--- START Data extract ---

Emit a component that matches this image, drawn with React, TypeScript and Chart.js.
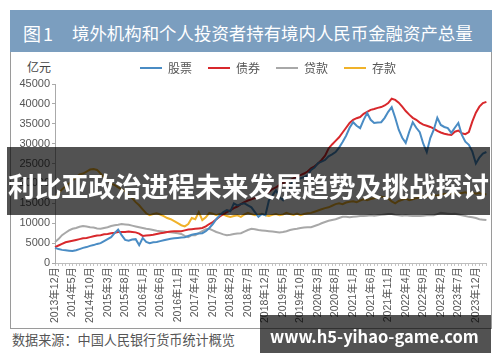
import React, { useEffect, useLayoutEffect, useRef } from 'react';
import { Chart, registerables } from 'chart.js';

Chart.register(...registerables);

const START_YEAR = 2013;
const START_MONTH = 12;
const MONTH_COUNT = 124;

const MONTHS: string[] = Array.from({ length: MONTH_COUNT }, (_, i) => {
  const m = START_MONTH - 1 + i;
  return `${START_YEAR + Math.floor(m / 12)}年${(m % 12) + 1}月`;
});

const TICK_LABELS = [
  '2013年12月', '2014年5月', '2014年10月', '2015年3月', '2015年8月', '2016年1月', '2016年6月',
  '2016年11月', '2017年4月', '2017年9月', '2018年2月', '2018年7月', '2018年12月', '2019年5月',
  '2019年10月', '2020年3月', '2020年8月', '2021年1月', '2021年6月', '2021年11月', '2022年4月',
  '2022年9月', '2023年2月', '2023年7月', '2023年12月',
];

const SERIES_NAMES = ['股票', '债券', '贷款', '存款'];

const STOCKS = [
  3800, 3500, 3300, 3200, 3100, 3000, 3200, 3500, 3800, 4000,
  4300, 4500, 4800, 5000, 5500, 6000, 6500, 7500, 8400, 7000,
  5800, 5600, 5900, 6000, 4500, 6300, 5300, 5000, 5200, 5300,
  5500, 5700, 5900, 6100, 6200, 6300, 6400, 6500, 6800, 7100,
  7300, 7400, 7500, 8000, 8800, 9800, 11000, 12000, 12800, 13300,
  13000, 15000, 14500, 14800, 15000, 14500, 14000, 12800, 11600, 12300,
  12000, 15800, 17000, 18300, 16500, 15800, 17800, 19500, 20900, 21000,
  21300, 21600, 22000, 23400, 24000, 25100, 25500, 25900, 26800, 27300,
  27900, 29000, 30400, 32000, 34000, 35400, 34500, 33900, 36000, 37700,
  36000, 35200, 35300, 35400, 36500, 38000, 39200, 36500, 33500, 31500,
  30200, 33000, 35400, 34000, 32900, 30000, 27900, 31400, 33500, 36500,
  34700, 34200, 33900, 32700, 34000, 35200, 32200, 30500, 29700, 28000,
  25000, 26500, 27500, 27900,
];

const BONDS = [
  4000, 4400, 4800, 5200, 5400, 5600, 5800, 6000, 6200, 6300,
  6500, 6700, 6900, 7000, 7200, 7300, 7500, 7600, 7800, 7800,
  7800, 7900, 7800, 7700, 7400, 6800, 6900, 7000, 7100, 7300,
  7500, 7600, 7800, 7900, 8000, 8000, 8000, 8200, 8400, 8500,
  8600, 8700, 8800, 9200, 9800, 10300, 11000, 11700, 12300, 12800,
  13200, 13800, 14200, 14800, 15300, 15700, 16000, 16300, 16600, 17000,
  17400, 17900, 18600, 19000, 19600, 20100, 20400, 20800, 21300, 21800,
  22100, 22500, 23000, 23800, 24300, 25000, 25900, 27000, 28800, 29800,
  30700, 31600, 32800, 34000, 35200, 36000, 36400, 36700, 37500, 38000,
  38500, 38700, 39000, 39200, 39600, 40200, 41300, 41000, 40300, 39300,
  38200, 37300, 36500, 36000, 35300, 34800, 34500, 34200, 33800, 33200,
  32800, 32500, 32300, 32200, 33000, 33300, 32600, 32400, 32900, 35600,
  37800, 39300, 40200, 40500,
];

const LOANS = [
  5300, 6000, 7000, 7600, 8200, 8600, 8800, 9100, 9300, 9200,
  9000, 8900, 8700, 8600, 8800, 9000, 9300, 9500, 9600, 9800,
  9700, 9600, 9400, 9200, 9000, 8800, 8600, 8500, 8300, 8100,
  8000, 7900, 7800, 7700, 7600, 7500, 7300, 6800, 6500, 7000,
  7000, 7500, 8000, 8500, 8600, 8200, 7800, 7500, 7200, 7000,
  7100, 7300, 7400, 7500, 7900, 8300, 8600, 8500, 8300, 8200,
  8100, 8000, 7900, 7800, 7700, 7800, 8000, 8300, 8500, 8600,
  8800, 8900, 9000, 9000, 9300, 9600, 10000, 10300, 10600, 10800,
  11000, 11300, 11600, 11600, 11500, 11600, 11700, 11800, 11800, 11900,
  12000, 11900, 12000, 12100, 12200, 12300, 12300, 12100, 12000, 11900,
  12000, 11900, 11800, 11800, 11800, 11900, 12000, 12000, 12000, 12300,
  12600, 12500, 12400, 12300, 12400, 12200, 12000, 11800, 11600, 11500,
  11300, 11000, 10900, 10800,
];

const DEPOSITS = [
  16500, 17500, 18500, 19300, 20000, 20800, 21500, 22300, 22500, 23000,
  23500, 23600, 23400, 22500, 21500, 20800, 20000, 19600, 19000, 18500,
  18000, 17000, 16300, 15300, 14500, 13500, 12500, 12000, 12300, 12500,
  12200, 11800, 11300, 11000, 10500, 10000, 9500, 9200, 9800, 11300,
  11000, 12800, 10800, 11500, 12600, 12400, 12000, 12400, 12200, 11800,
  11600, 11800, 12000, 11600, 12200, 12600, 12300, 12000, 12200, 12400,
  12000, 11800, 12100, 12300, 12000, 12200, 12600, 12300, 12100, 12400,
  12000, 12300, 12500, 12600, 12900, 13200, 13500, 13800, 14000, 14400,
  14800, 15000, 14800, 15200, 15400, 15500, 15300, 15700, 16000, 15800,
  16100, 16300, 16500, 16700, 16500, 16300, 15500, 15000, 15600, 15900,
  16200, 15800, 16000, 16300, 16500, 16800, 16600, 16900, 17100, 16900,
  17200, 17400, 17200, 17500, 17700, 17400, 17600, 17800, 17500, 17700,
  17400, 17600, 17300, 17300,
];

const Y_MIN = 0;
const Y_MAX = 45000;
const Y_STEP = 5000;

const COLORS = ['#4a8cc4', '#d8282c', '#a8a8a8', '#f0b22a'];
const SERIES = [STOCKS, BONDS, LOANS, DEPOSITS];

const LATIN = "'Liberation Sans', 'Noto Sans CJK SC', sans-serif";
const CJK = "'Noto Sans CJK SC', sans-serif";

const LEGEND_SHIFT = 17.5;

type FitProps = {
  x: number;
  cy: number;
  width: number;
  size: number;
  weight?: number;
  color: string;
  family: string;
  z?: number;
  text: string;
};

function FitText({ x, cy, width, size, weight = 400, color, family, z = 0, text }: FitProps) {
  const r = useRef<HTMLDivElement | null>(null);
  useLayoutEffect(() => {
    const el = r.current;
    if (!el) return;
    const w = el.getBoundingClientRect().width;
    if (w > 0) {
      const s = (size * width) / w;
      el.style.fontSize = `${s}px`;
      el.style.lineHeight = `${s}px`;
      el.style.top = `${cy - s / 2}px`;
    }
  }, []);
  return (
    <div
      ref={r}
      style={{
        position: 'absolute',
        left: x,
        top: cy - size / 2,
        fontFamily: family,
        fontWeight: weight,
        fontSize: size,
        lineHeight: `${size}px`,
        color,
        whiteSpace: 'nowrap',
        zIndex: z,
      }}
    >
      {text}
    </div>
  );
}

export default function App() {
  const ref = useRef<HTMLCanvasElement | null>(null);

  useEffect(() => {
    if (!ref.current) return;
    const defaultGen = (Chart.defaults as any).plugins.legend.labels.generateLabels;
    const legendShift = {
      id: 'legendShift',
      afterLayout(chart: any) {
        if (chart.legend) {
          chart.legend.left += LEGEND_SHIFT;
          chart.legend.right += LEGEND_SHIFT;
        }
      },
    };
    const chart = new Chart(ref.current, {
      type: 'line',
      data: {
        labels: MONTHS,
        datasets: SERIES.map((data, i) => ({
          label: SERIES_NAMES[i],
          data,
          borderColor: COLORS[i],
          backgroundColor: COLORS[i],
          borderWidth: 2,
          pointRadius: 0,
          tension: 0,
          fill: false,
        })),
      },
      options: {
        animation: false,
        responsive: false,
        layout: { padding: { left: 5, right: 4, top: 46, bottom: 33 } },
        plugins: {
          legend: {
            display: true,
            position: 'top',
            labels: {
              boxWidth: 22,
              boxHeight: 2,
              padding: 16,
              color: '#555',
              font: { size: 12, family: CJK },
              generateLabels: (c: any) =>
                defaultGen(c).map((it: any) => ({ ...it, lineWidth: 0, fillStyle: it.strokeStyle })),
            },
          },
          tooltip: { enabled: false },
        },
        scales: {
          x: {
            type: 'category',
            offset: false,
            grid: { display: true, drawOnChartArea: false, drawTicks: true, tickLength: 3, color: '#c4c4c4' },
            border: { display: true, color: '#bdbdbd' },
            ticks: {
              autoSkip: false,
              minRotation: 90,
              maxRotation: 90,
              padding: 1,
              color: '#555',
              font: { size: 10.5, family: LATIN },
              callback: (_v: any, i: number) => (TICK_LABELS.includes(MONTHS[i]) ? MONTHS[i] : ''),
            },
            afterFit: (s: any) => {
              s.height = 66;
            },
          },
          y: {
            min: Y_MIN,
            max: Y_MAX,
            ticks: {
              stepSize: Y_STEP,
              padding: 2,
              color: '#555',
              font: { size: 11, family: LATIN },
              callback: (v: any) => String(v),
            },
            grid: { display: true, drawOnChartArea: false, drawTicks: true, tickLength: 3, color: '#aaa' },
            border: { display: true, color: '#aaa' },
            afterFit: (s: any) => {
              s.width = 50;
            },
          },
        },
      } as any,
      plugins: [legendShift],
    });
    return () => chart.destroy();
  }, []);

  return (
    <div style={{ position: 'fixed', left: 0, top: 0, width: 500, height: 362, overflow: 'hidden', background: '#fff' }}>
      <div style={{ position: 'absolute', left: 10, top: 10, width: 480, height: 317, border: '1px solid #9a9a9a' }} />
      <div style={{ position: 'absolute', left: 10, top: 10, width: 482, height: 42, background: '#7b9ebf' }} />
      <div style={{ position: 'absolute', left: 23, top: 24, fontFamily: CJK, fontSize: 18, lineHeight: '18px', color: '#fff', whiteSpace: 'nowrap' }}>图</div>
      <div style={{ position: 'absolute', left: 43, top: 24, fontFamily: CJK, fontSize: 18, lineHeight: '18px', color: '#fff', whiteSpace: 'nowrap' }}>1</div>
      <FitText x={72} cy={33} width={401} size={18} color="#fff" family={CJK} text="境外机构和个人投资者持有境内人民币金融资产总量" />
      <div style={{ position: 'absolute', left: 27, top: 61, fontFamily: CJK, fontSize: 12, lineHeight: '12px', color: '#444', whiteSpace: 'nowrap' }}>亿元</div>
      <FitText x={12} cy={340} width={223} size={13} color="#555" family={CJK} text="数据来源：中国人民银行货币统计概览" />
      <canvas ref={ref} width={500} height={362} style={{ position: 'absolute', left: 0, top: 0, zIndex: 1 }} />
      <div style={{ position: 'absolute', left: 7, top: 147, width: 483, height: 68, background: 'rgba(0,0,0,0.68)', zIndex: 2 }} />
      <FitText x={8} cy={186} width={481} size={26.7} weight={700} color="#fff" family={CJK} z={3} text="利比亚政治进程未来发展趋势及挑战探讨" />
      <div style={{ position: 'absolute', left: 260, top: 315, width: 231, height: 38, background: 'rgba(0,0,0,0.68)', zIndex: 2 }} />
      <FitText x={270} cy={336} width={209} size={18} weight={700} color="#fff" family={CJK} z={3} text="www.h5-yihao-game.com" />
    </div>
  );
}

--- END Data extract ---

◆ Description of the task: From the listing above, find the number of lines with the word "React" in them. Answer with the number only.

◆ Correct result: 2